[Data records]
⟨
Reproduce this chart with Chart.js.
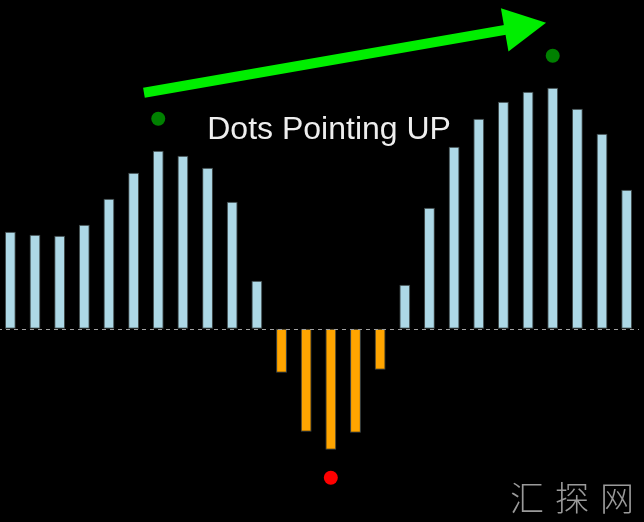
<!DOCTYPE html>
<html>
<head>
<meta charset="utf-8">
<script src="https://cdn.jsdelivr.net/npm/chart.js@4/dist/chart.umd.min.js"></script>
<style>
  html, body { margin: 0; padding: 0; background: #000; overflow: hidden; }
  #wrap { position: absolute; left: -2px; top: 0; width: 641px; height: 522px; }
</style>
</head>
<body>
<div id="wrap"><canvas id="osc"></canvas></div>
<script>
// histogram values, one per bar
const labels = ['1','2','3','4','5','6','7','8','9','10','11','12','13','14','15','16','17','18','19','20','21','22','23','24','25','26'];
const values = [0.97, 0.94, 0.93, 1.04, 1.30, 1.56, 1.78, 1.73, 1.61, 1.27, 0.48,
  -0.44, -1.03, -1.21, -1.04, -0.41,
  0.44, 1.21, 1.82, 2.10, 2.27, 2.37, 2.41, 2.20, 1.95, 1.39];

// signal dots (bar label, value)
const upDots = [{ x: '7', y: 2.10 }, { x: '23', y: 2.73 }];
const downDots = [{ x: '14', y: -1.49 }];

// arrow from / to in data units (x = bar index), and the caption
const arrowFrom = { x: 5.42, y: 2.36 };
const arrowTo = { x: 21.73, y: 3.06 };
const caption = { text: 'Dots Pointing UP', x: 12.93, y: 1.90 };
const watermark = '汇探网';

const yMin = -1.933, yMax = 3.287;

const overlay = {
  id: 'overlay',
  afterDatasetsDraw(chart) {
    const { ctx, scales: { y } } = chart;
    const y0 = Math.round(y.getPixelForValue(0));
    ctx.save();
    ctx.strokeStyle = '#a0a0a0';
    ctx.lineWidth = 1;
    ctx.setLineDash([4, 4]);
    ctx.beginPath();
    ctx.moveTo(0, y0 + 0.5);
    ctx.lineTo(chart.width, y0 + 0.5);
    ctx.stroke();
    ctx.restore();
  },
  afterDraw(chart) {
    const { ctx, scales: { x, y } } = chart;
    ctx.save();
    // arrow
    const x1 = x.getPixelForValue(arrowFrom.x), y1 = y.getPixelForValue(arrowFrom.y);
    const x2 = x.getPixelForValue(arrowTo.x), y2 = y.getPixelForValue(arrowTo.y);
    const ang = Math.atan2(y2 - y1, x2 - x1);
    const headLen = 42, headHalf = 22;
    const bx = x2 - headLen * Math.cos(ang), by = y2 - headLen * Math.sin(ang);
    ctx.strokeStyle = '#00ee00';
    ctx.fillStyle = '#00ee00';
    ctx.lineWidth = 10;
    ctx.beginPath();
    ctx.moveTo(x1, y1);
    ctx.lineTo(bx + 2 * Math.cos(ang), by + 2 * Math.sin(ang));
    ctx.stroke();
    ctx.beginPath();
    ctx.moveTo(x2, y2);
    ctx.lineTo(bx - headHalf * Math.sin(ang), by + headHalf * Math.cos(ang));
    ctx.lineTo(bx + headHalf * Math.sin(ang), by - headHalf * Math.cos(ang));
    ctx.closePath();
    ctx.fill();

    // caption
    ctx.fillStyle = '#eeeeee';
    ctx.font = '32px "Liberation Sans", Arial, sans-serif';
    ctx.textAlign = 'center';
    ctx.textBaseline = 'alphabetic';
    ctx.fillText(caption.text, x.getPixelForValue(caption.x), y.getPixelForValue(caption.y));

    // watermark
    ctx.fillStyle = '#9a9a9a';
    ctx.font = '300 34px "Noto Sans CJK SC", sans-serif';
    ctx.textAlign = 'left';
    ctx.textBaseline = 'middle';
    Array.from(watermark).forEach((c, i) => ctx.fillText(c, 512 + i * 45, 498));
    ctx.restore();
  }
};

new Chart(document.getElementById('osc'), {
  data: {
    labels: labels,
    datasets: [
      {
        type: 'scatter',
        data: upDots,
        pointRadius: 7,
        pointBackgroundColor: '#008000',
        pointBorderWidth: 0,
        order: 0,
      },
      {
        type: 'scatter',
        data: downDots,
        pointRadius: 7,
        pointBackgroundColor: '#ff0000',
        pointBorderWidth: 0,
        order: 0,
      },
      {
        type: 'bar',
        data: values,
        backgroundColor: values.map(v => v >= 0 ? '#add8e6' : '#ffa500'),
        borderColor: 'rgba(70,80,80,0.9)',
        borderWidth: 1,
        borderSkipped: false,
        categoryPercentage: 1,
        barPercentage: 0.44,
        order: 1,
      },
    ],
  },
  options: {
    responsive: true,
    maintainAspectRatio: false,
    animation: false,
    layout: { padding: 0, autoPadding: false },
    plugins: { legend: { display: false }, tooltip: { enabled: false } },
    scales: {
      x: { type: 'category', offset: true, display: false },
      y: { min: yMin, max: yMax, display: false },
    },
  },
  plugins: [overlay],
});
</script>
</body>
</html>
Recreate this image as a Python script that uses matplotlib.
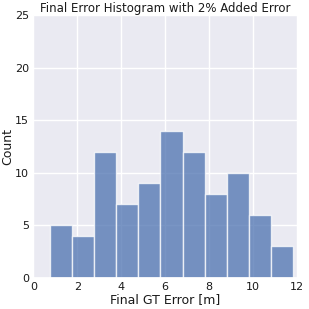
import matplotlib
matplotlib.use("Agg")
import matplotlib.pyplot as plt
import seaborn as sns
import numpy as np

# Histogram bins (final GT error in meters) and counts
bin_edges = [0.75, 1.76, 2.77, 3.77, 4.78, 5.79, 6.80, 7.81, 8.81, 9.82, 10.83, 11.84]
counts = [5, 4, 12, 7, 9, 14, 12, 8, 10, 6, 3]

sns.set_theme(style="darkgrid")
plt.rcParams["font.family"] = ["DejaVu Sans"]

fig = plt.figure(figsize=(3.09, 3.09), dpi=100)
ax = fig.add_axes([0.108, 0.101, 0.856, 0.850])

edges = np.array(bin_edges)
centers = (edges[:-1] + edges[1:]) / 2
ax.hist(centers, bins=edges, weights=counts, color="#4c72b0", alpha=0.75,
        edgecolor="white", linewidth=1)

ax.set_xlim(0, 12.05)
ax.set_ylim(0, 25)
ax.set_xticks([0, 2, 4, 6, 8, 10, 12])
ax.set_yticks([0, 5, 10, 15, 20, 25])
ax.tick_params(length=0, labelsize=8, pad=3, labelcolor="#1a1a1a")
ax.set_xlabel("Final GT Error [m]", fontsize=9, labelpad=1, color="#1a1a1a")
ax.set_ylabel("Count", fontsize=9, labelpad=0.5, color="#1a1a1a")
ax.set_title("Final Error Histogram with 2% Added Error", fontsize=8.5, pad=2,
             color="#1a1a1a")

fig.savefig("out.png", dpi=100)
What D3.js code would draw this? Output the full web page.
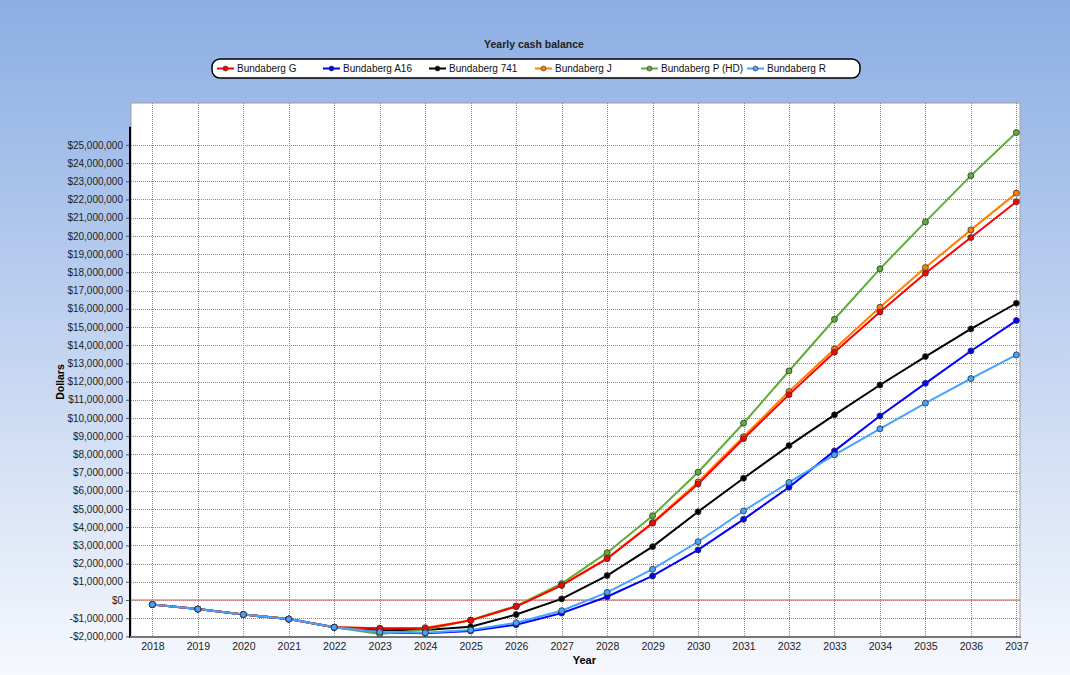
⟩
**Job**:
Pictures stay out of the copy; please restate every record above exactly.

**Result for this exercise**:
Reproduce this chart with Chart.js.
<!DOCTYPE html>
<html>
<head>
<meta charset="utf-8">
<script src="https://cdn.jsdelivr.net/npm/chart.js@4/dist/chart.umd.min.js"></script>
<style>
  html, body { margin: 0; padding: 0; background: #000; overflow: hidden; }
  #wrap { position: absolute; left: -2px; top: 0; width: 641px; height: 522px; }
</style>
</head>
<body>
<div id="wrap"><canvas id="osc"></canvas></div>
<script>
// histogram values, one per bar
const labels = ['1','2','3','4','5','6','7','8','9','10','11','12','13','14','15','16','17','18','19','20','21','22','23','24','25','26'];
const values = [0.97, 0.94, 0.93, 1.04, 1.30, 1.56, 1.78, 1.73, 1.61, 1.27, 0.48,
  -0.44, -1.03, -1.21, -1.04, -0.41,
  0.44, 1.21, 1.82, 2.10, 2.27, 2.37, 2.41, 2.20, 1.95, 1.39];

// signal dots (bar label, value)
const upDots = [{ x: '7', y: 2.10 }, { x: '23', y: 2.73 }];
const downDots = [{ x: '14', y: -1.49 }];

// arrow from / to in data units (x = bar index), and the caption
const arrowFrom = { x: 5.42, y: 2.36 };
const arrowTo = { x: 21.73, y: 3.06 };
const caption = { text: 'Dots Pointing UP', x: 12.93, y: 1.90 };
const watermark = '汇探网';

const yMin = -1.933, yMax = 3.287;

const overlay = {
  id: 'overlay',
  afterDatasetsDraw(chart) {
    const { ctx, scales: { y } } = chart;
    const y0 = Math.round(y.getPixelForValue(0));
    ctx.save();
    ctx.strokeStyle = '#a0a0a0';
    ctx.lineWidth = 1;
    ctx.setLineDash([4, 4]);
    ctx.beginPath();
    ctx.moveTo(0, y0 + 0.5);
    ctx.lineTo(chart.width, y0 + 0.5);
    ctx.stroke();
    ctx.restore();
  },
  afterDraw(chart) {
    const { ctx, scales: { x, y } } = chart;
    ctx.save();
    // arrow
    const x1 = x.getPixelForValue(arrowFrom.x), y1 = y.getPixelForValue(arrowFrom.y);
    const x2 = x.getPixelForValue(arrowTo.x), y2 = y.getPixelForValue(arrowTo.y);
    const ang = Math.atan2(y2 - y1, x2 - x1);
    const headLen = 42, headHalf = 22;
    const bx = x2 - headLen * Math.cos(ang), by = y2 - headLen * Math.sin(ang);
    ctx.strokeStyle = '#00ee00';
    ctx.fillStyle = '#00ee00';
    ctx.lineWidth = 10;
    ctx.beginPath();
    ctx.moveTo(x1, y1);
    ctx.lineTo(bx + 2 * Math.cos(ang), by + 2 * Math.sin(ang));
    ctx.stroke();
    ctx.beginPath();
    ctx.moveTo(x2, y2);
    ctx.lineTo(bx - headHalf * Math.sin(ang), by + headHalf * Math.cos(ang));
    ctx.lineTo(bx + headHalf * Math.sin(ang), by - headHalf * Math.cos(ang));
    ctx.closePath();
    ctx.fill();

    // caption
    ctx.fillStyle = '#eeeeee';
    ctx.font = '32px "Liberation Sans", Arial, sans-serif';
    ctx.textAlign = 'center';
    ctx.textBaseline = 'alphabetic';
    ctx.fillText(caption.text, x.getPixelForValue(caption.x), y.getPixelForValue(caption.y));

    // watermark
    ctx.fillStyle = '#9a9a9a';
    ctx.font = '300 34px "Noto Sans CJK SC", sans-serif';
    ctx.textAlign = 'left';
    ctx.textBaseline = 'middle';
    Array.from(watermark).forEach((c, i) => ctx.fillText(c, 512 + i * 45, 498));
    ctx.restore();
  }
};

new Chart(document.getElementById('osc'), {
  data: {
    labels: labels,
    datasets: [
      {
        type: 'scatter',
        data: upDots,
        pointRadius: 7,
        pointBackgroundColor: '#008000',
        pointBorderWidth: 0,
        order: 0,
      },
      {
        type: 'scatter',
        data: downDots,
        pointRadius: 7,
        pointBackgroundColor: '#ff0000',
        pointBorderWidth: 0,
        order: 0,
      },
      {
        type: 'bar',
        data: values,
        backgroundColor: values.map(v => v >= 0 ? '#add8e6' : '#ffa500'),
        borderColor: 'rgba(70,80,80,0.9)',
        borderWidth: 1,
        borderSkipped: false,
        categoryPercentage: 1,
        barPercentage: 0.44,
        order: 1,
      },
    ],
  },
  options: {
    responsive: true,
    maintainAspectRatio: false,
    animation: false,
    layout: { padding: 0, autoPadding: false },
    plugins: { legend: { display: false }, tooltip: { enabled: false } },
    scales: {
      x: { type: 'category', offset: true, display: false },
      y: { min: yMin, max: yMax, display: false },
    },
  },
  plugins: [overlay],
});
</script>
</body>
</html>
Recreate this image as a Python script that uses matplotlib.
import matplotlib
matplotlib.use("Agg")
import matplotlib.pyplot as plt
import seaborn as sns
import numpy as np

# Histogram bins (final GT error in meters) and counts
bin_edges = [0.75, 1.76, 2.77, 3.77, 4.78, 5.79, 6.80, 7.81, 8.81, 9.82, 10.83, 11.84]
counts = [5, 4, 12, 7, 9, 14, 12, 8, 10, 6, 3]

sns.set_theme(style="darkgrid")
plt.rcParams["font.family"] = ["DejaVu Sans"]

fig = plt.figure(figsize=(3.09, 3.09), dpi=100)
ax = fig.add_axes([0.108, 0.101, 0.856, 0.850])

edges = np.array(bin_edges)
centers = (edges[:-1] + edges[1:]) / 2
ax.hist(centers, bins=edges, weights=counts, color="#4c72b0", alpha=0.75,
        edgecolor="white", linewidth=1)

ax.set_xlim(0, 12.05)
ax.set_ylim(0, 25)
ax.set_xticks([0, 2, 4, 6, 8, 10, 12])
ax.set_yticks([0, 5, 10, 15, 20, 25])
ax.tick_params(length=0, labelsize=8, pad=3, labelcolor="#1a1a1a")
ax.set_xlabel("Final GT Error [m]", fontsize=9, labelpad=1, color="#1a1a1a")
ax.set_ylabel("Count", fontsize=9, labelpad=0.5, color="#1a1a1a")
ax.set_title("Final Error Histogram with 2% Added Error", fontsize=8.5, pad=2,
             color="#1a1a1a")

fig.savefig("out.png", dpi=100)
What D3.js code would draw this? Output the full web page.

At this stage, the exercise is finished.